-- start Material --
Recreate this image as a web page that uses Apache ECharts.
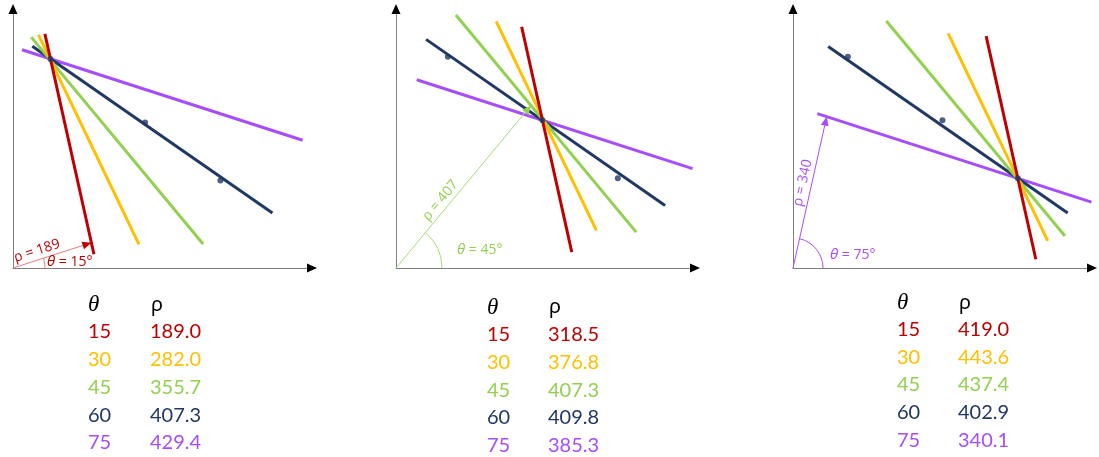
<!DOCTYPE html>
<html>
<head>
<meta charset="utf-8">
<script src="https://cdn.jsdelivr.net/npm/echarts@6/dist/echarts.min.js"></script>
<style>
  html, body { margin: 0; padding: 0; background: #ffffff; }
  #chart { width: 1099px; height: 457px; }
</style>
</head>
<body>
<div id="chart"></div>
<script>
// Hough transform sketch: lines x·cosθ + y·sinθ = ρ swept through each of three collinear points.
const thetaDeg = [15, 30, 45, 60, 75];
const rhoPointA = [189.0, 282.0, 355.7, 407.3, 429.4];
const rhoPointB = [318.5, 376.8, 407.3, 409.8, 385.3];
const rhoPointC = [419.0, 443.6, 437.4, 402.9, 340.1];
const pointX = [82.5, 240.1, 365.7];
const pointY = [422.5, 334.6, 254.1];

const lineColors = ['#C00000', '#FFC000', '#92D050', '#203864', '#A64DFF'];
const normalColors = ['#EE7B7B', '#FFC000', '#A6DD72', '#203864', '#A64DFF'];
const X_SPAN = 500, Y_SPAN = 360;

// per-panel layout: grid placement, axis origin, visible reach of each line around the swept point
const panels = [
  { rho: rhoPointA, point: 0, marked: 0, left: 13, xMin: 20, yMin: 133,
    reach: [[-36, 280], [-39, 296], [-44, 361], [-35, 427], [-49, 435]],
    arcR: 32, labelAt: 0.34, thetaDx: 34, thetaDy: -6,
    table: { xT: 88, xR: 150, head: 305, row0: 332 } },
  { rho: rhoPointB, point: 1, marked: 2, left: 396, xMin: -4, yMin: 130,
    reach: [[-134, 189], [-157, 177], [-205, 220], [-224, 236], [-217, 259]],
    arcR: 46, labelAt: 0.38, thetaDx: 61, thetaDy: -18,
    table: { xT: 487, xR: 548, head: 307.5, row0: 334.7 } },
  { rho: rhoPointC, point: 2, marked: 4, left: 793, xMin: -9, yMin: 130,
    reach: [[-204, 116], [-232, 100], [-309, 112], [-365, 96], [-346, 127]],
    arcR: 30, labelAt: 0.55, thetaDx: 37, thetaDy: -13,
    table: { xT: 897, xR: 958, head: 303, row0: 329.5 } }
];
const ROW_STEP = 27.7;

function arrowHead(tip, ux, uy, len, half, color) {
  // ux, uy: unit direction in pixel space pointing toward the tip
  const bx = tip[0] - ux * len, by = tip[1] - uy * len;
  return {
    type: 'polygon',
    shape: { points: [[tip[0], tip[1]], [bx - uy * half, by + ux * half], [bx + uy * half, by - ux * half]] },
    style: { fill: color }
  };
}

function makeRenderer(panel) {
  return function (params, api) {
    const i = params.dataIndex;
    const th = api.value(0) * Math.PI / 180;
    const rho = api.value(1);
    const n = [Math.cos(th), Math.sin(th)];
    const d = [Math.sin(th), -Math.cos(th)];
    const px = pointX[panel.point], py = pointY[panel.point];
    const t0 = px * d[0] + py * d[1];
    const r = panel.reach[i];
    const at = t => api.coord([rho * n[0] + (t0 + t) * d[0], rho * n[1] + (t0 + t) * d[1]]);
    const a = at(r[0]), b = at(r[1]);
    const children = [{
      type: 'line', z2: 10 - i,
      shape: { x1: a[0], y1: a[1], x2: b[0], y2: b[1] },
      style: { stroke: lineColors[i], lineWidth: 3, lineCap: 'butt' }
    }];

    if (i === 0) {
      // black arrowheads on both axes
      const xe = api.coord([panel.xMin + X_SPAN, panel.yMin]);
      const ye = api.coord([panel.xMin, panel.yMin + Y_SPAN]);
      children.push(arrowHead([xe[0] + 4, xe[1]], 1, 0, 10, 4.5, '#000'));
      children.push(arrowHead([ye[0], ye[1] - 4], 0, -1, 10, 4.5, '#000'));
    }

    if (i === panel.marked) {
      // normal vector from the axes corner to this line, with its angle
      const c = [panel.xMin, panel.yMin];
      const len = rho - (c[0] * n[0] + c[1] * n[1]);
      const pc = api.coord(c);
      const pf = api.coord([c[0] + len * n[0], c[1] + len * n[1]]);
      const dx = pf[0] - pc[0], dy = pf[1] - pc[1];
      const plen = Math.sqrt(dx * dx + dy * dy);
      const ux = dx / plen, uy = dy / plen;
      const phi = Math.atan2(-dy, dx);
      const col = lineColors[i], soft = normalColors[i];
      children.push({
        type: 'line', z2: 20,
        shape: { x1: pc[0], y1: pc[1], x2: pf[0] - ux * 7, y2: pf[1] - uy * 7 },
        style: { stroke: soft, lineWidth: 1 }
      });
      const head = arrowHead(pf, ux, uy, 9, 4, col);
      head.z2 = 21;
      children.push(head);
      children.push({
        type: 'arc', z2: 20,
        shape: { cx: pc[0], cy: pc[1], r: panel.arcR, startAngle: -phi, endAngle: 0, clockwise: true },
        style: { stroke: soft, fill: null, lineWidth: 1 }
      });
      const lx = pc[0] + dx * panel.labelAt, ly = pc[1] + dy * panel.labelAt;
      children.push({
        type: 'text', z2: 22, x: lx, y: ly, rotation: phi,
        style: {
          text: 'ρ = ' + Math.round(rho), x: 0, y: -2,
          fill: col, font: '14px "Open Sans"', align: 'center', verticalAlign: 'bottom'
        }
      });
      children.push({
        type: 'text', z2: 22, x: pc[0] + panel.thetaDx, y: pc[1] + panel.thetaDy,
        style: {
          text: '{i|θ} = ' + api.value(0) + '°',
          fill: col, font: '14px "Open Sans"', align: 'left', verticalAlign: 'middle',
          rich: { i: { fontStyle: 'italic', fontFamily: 'Open Sans', fontSize: 15, fill: col } }
        }
      });
    }
    return { type: 'group', children: children };
  };
}

const grids = [], xAxes = [], yAxes = [], series = [], graphic = [];
const axisLook = {
  show: true,
  axisLine: { show: true, onZero: false, lineStyle: { color: '#7F7F7F', width: 1 } },
  axisTick: { show: false }, axisLabel: { show: false }, splitLine: { show: false }
};

panels.forEach(function (p, k) {
  grids.push({ left: p.left, top: 8, width: 300, height: 260 });
  xAxes.push(Object.assign({ type: 'value', gridIndex: k, min: p.xMin, max: p.xMin + X_SPAN }, axisLook));
  yAxes.push(Object.assign({ type: 'value', gridIndex: k, min: p.yMin, max: p.yMin + Y_SPAN }, axisLook));
  series.push({
    type: 'custom', xAxisIndex: k, yAxisIndex: k, clip: false, z: 2,
    renderItem: makeRenderer(p),
    data: thetaDeg.map((t, i) => [t, p.rho[i]])
  });
  series.push({
    type: 'scatter', xAxisIndex: k, yAxisIndex: k, z: 5, silent: true,
    symbolSize: 6, itemStyle: { color: '#203864' },
    data: pointX.map((x, j) => [x, pointY[j]])
  });

  // θ / ρ table under each panel
  const tb = p.table;
  graphic.push({ type: 'text', x: tb.xT, y: tb.head,
    style: { text: 'θ', fill: '#000', font: 'italic 23px "Liberation Serif"', verticalAlign: 'middle' } });
  graphic.push({ type: 'text', x: tb.xR + 1, y: tb.head,
    style: { text: 'ρ', fill: '#000', font: '20px "Noto Sans"', verticalAlign: 'middle' } });
  thetaDeg.forEach(function (t, i) {
    const y = tb.row0 + i * ROW_STEP;
    graphic.push({ type: 'text', x: tb.xT, y: y,
      style: { text: String(t), fill: lineColors[i], font: '20px Lato', verticalAlign: 'middle' } });
    graphic.push({ type: 'text', x: tb.xR, y: y,
      style: { text: p.rho[i].toFixed(1), fill: lineColors[i], font: '20px Lato', verticalAlign: 'middle' } });
  });
});

const chart = echarts.init(document.getElementById('chart'), null, { renderer: 'canvas' });
chart.setOption({
  animation: false,
  backgroundColor: '#ffffff',
  grid: grids,
  xAxis: xAxes,
  yAxis: yAxes,
  series: series,
  graphic: graphic
});
</script>
</body>
</html>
-- end Material --
[To do]
Give again, word for word, every line from the top of the data through the line with "const X_SPAN = 500, Y_SPAN = 360;", both ends included, and exclude the pictures.

[Solution]
Recreate this image as a web page that uses Apache ECharts.
<!DOCTYPE html>
<html>
<head>
<meta charset="utf-8">
<script src="https://cdn.jsdelivr.net/npm/echarts@6/dist/echarts.min.js"></script>
<style>
  html, body { margin: 0; padding: 0; background: #ffffff; }
  #chart { width: 1099px; height: 457px; }
</style>
</head>
<body>
<div id="chart"></div>
<script>
// Hough transform sketch: lines x·cosθ + y·sinθ = ρ swept through each of three collinear points.
const thetaDeg = [15, 30, 45, 60, 75];
const rhoPointA = [189.0, 282.0, 355.7, 407.3, 429.4];
const rhoPointB = [318.5, 376.8, 407.3, 409.8, 385.3];
const rhoPointC = [419.0, 443.6, 437.4, 402.9, 340.1];
const pointX = [82.5, 240.1, 365.7];
const pointY = [422.5, 334.6, 254.1];

const lineColors = ['#C00000', '#FFC000', '#92D050', '#203864', '#A64DFF'];
const normalColors = ['#EE7B7B', '#FFC000', '#A6DD72', '#203864', '#A64DFF'];
const X_SPAN = 500, Y_SPAN = 360;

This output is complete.